Start of GIVEN INFORMATION

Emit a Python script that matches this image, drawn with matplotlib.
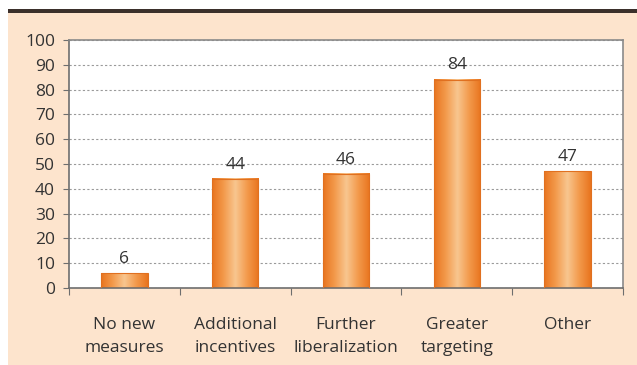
import numpy as np
import matplotlib.pyplot as plt
from matplotlib.colors import LinearSegmentedColormap
from matplotlib.patches import Rectangle

categories = ["No new\nmeasures", "Additional\nincentives", "Further\nliberalization",
              "Greater\ntargeting", "Other"]
values = [6, 44, 46, 84, 47]
yticks = list(range(0, 101, 10))

plt.rcParams['font.family'] = ['Open Sans', 'DejaVu Sans']

fig = plt.figure(figsize=(6.37, 3.65), dpi=100)
fig.patch.set_facecolor("white")

# peach panel and dark rule along its top
fig.patches.append(Rectangle((8/637, 0), 1 - 8/637, (365 - 12)/365,
                             transform=fig.transFigure, facecolor="#fde4cd",
                             edgecolor="none", zorder=-3))
fig.patches.append(Rectangle((8/637, (365 - 13)/365), 1 - 8/637, 4/365,
                             transform=fig.transFigure, facecolor="#3b302b",
                             edgecolor="none", zorder=-2))

ax = fig.add_axes([69/637, 77/365, 554/637, 248/365])
ax.set_facecolor("white")

x = np.arange(len(categories))
w = 0.42
bars = ax.bar(x, values, width=w, color="none", edgecolor="#e07020", lw=0.8, zorder=3)

# orange-light-orange horizontal shading inside each bar
cmap = LinearSegmentedColormap.from_list("bar", ["#e8741e", "#f39a4c", "#f8c68f", "#f39a4c", "#e8741e"])
grad = np.linspace(0, 1, 256).reshape(1, -1)
for b in bars:
    x0, y0 = b.get_x(), b.get_y()
    im = ax.imshow(grad, cmap=cmap, aspect="auto", zorder=2,
                   extent=[x0, x0 + b.get_width(), y0, y0 + b.get_height()])

for xi, v in zip(x, values):
    ax.text(xi, v + 2.5, str(v), ha="center", va="bottom", fontsize=12.5, color="#333333")

ax.set_xlim(-0.5, len(categories) - 0.5)
ax.set_ylim(0, 100)
ax.set_yticks(yticks)
ax.set_yticklabels([str(t) for t in yticks], fontsize=12.5, color="#333333")
ax.yaxis.grid(True, linestyle=(0, (2, 2)), color="#9a9a9a", lw=0.8)
ax.set_axisbelow(True)

# category ticks sit between bars, labels at bar centres
ax.set_xticks(np.arange(len(categories) + 1) - 0.5)
ax.set_xticklabels([])
ax.set_xticks(x, minor=True)
ax.set_xticklabels(categories, minor=True, fontsize=12.5, color="#333333", linespacing=1.6)
ax.tick_params(axis="x", which="minor", length=0, pad=21)
ax.tick_params(axis="x", which="major", length=5, color="#6e6e6e", direction="out")
ax.tick_params(axis="y", length=4, color="#6e6e6e", pad=6)

for s in ax.spines.values():
    s.set_color("#8a8a8a")
    s.set_linewidth(1.2)
ax.spines["left"].set_color("#6e6e6e")
ax.spines["bottom"].set_color("#6e6e6e")

fig.savefig("out.png", dpi=100, facecolor=fig.get_facecolor())
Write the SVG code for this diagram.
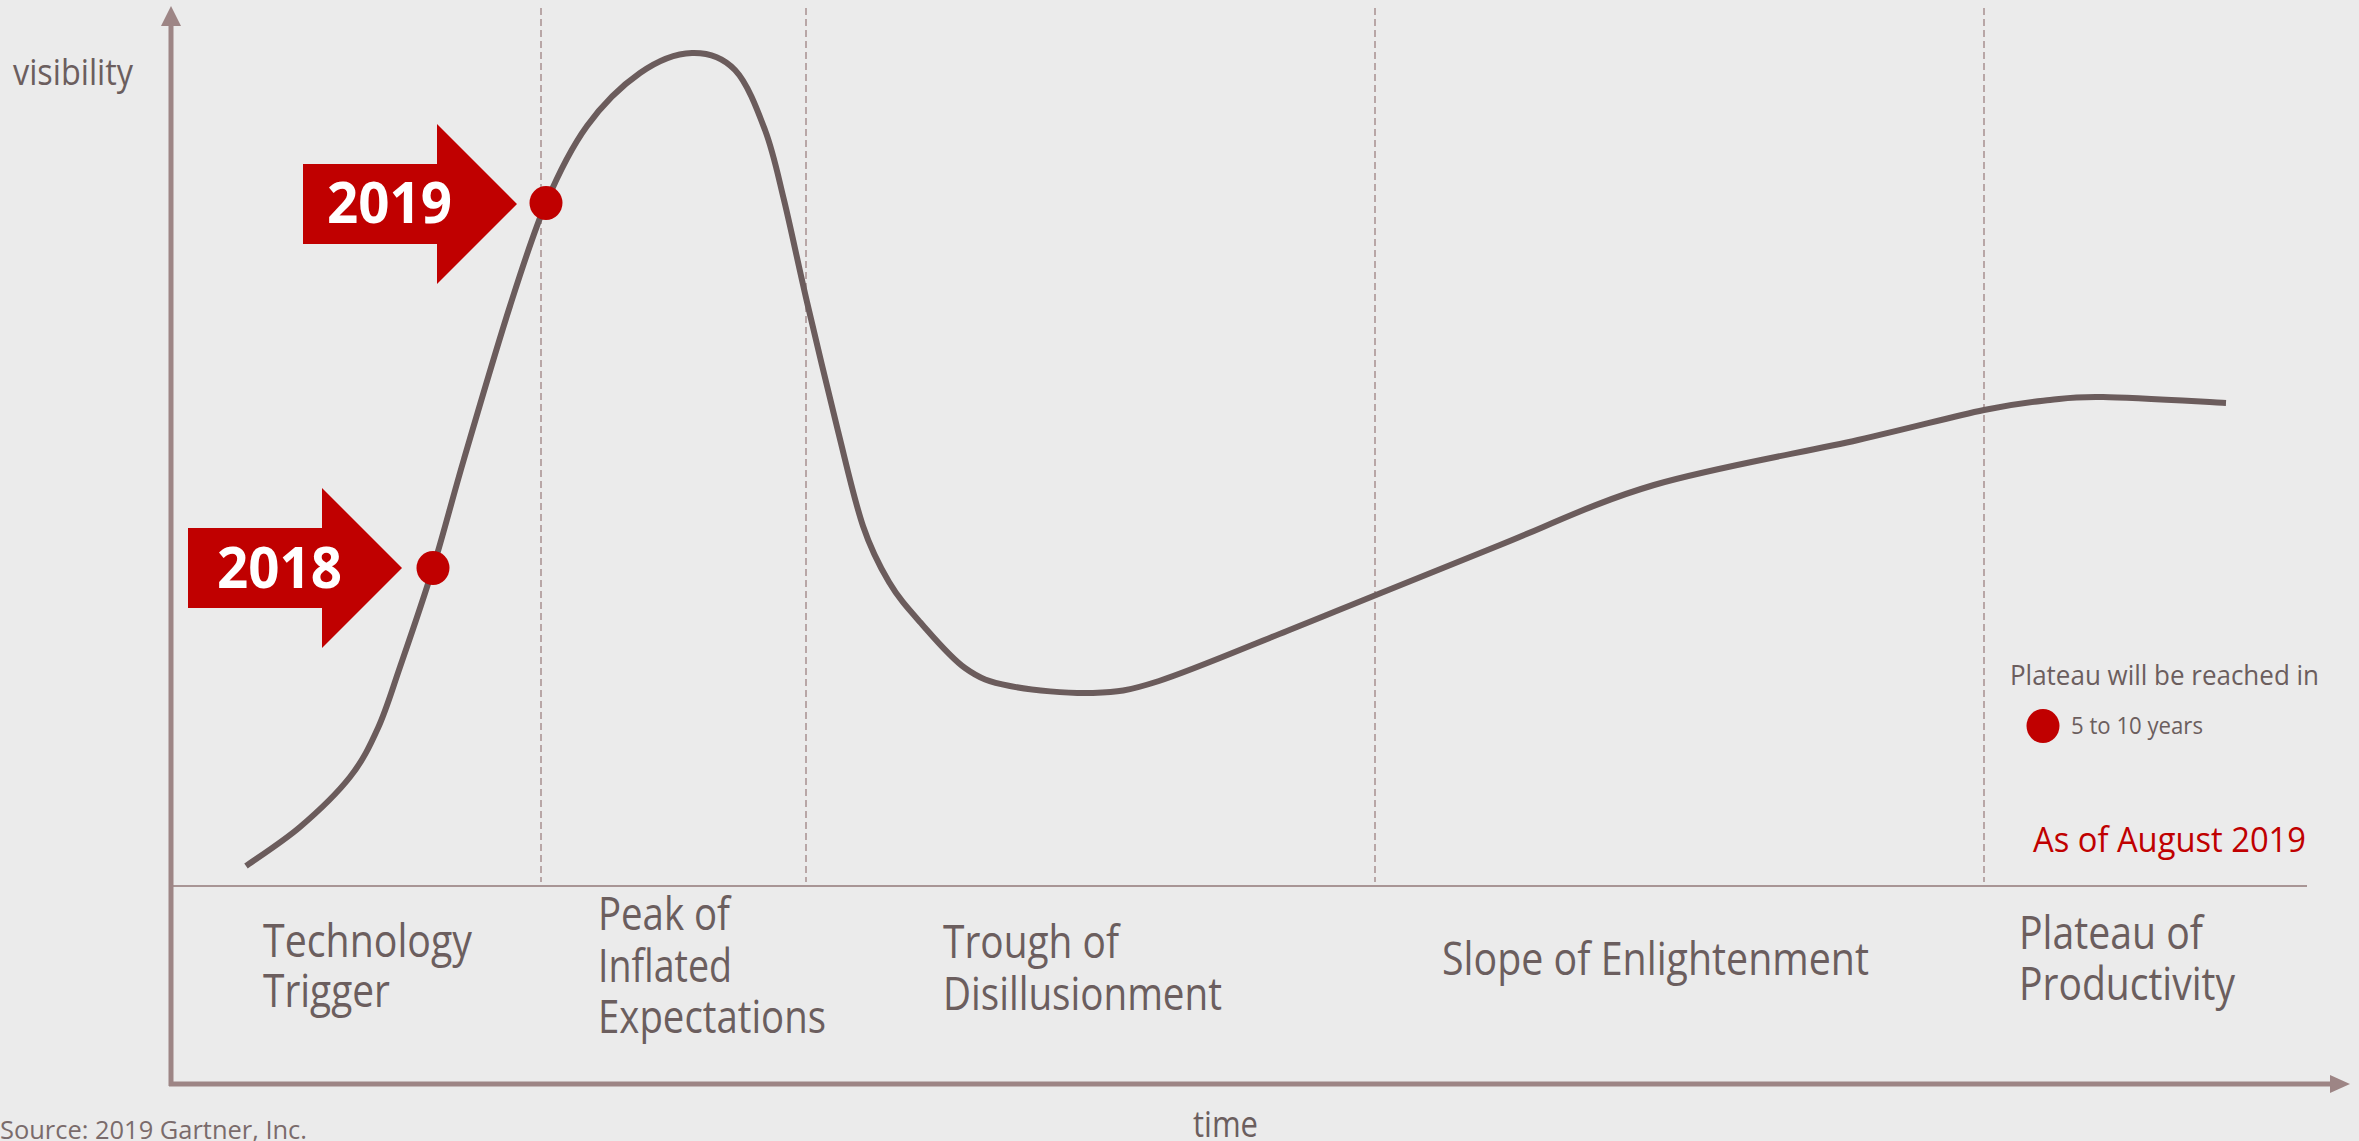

End of GIVEN INFORMATION

WHAT YOU SHOULD DO:
Beginning with the first line of the records above, extract each line exactly through the line that holds "ax.set_axisbelow(True)", both ends included. Omit pictures.

RESULT OF THE EXERCISE:
Emit a Python script that matches this image, drawn with matplotlib.
import numpy as np
import matplotlib.pyplot as plt
from matplotlib.colors import LinearSegmentedColormap
from matplotlib.patches import Rectangle

categories = ["No new\nmeasures", "Additional\nincentives", "Further\nliberalization",
              "Greater\ntargeting", "Other"]
values = [6, 44, 46, 84, 47]
yticks = list(range(0, 101, 10))

plt.rcParams['font.family'] = ['Open Sans', 'DejaVu Sans']

fig = plt.figure(figsize=(6.37, 3.65), dpi=100)
fig.patch.set_facecolor("white")

# peach panel and dark rule along its top
fig.patches.append(Rectangle((8/637, 0), 1 - 8/637, (365 - 12)/365,
                             transform=fig.transFigure, facecolor="#fde4cd",
                             edgecolor="none", zorder=-3))
fig.patches.append(Rectangle((8/637, (365 - 13)/365), 1 - 8/637, 4/365,
                             transform=fig.transFigure, facecolor="#3b302b",
                             edgecolor="none", zorder=-2))

ax = fig.add_axes([69/637, 77/365, 554/637, 248/365])
ax.set_facecolor("white")

x = np.arange(len(categories))
w = 0.42
bars = ax.bar(x, values, width=w, color="none", edgecolor="#e07020", lw=0.8, zorder=3)

# orange-light-orange horizontal shading inside each bar
cmap = LinearSegmentedColormap.from_list("bar", ["#e8741e", "#f39a4c", "#f8c68f", "#f39a4c", "#e8741e"])
grad = np.linspace(0, 1, 256).reshape(1, -1)
for b in bars:
    x0, y0 = b.get_x(), b.get_y()
    im = ax.imshow(grad, cmap=cmap, aspect="auto", zorder=2,
                   extent=[x0, x0 + b.get_width(), y0, y0 + b.get_height()])

for xi, v in zip(x, values):
    ax.text(xi, v + 2.5, str(v), ha="center", va="bottom", fontsize=12.5, color="#333333")

ax.set_xlim(-0.5, len(categories) - 0.5)
ax.set_ylim(0, 100)
ax.set_yticks(yticks)
ax.set_yticklabels([str(t) for t in yticks], fontsize=12.5, color="#333333")
ax.yaxis.grid(True, linestyle=(0, (2, 2)), color="#9a9a9a", lw=0.8)
ax.set_axisbelow(True)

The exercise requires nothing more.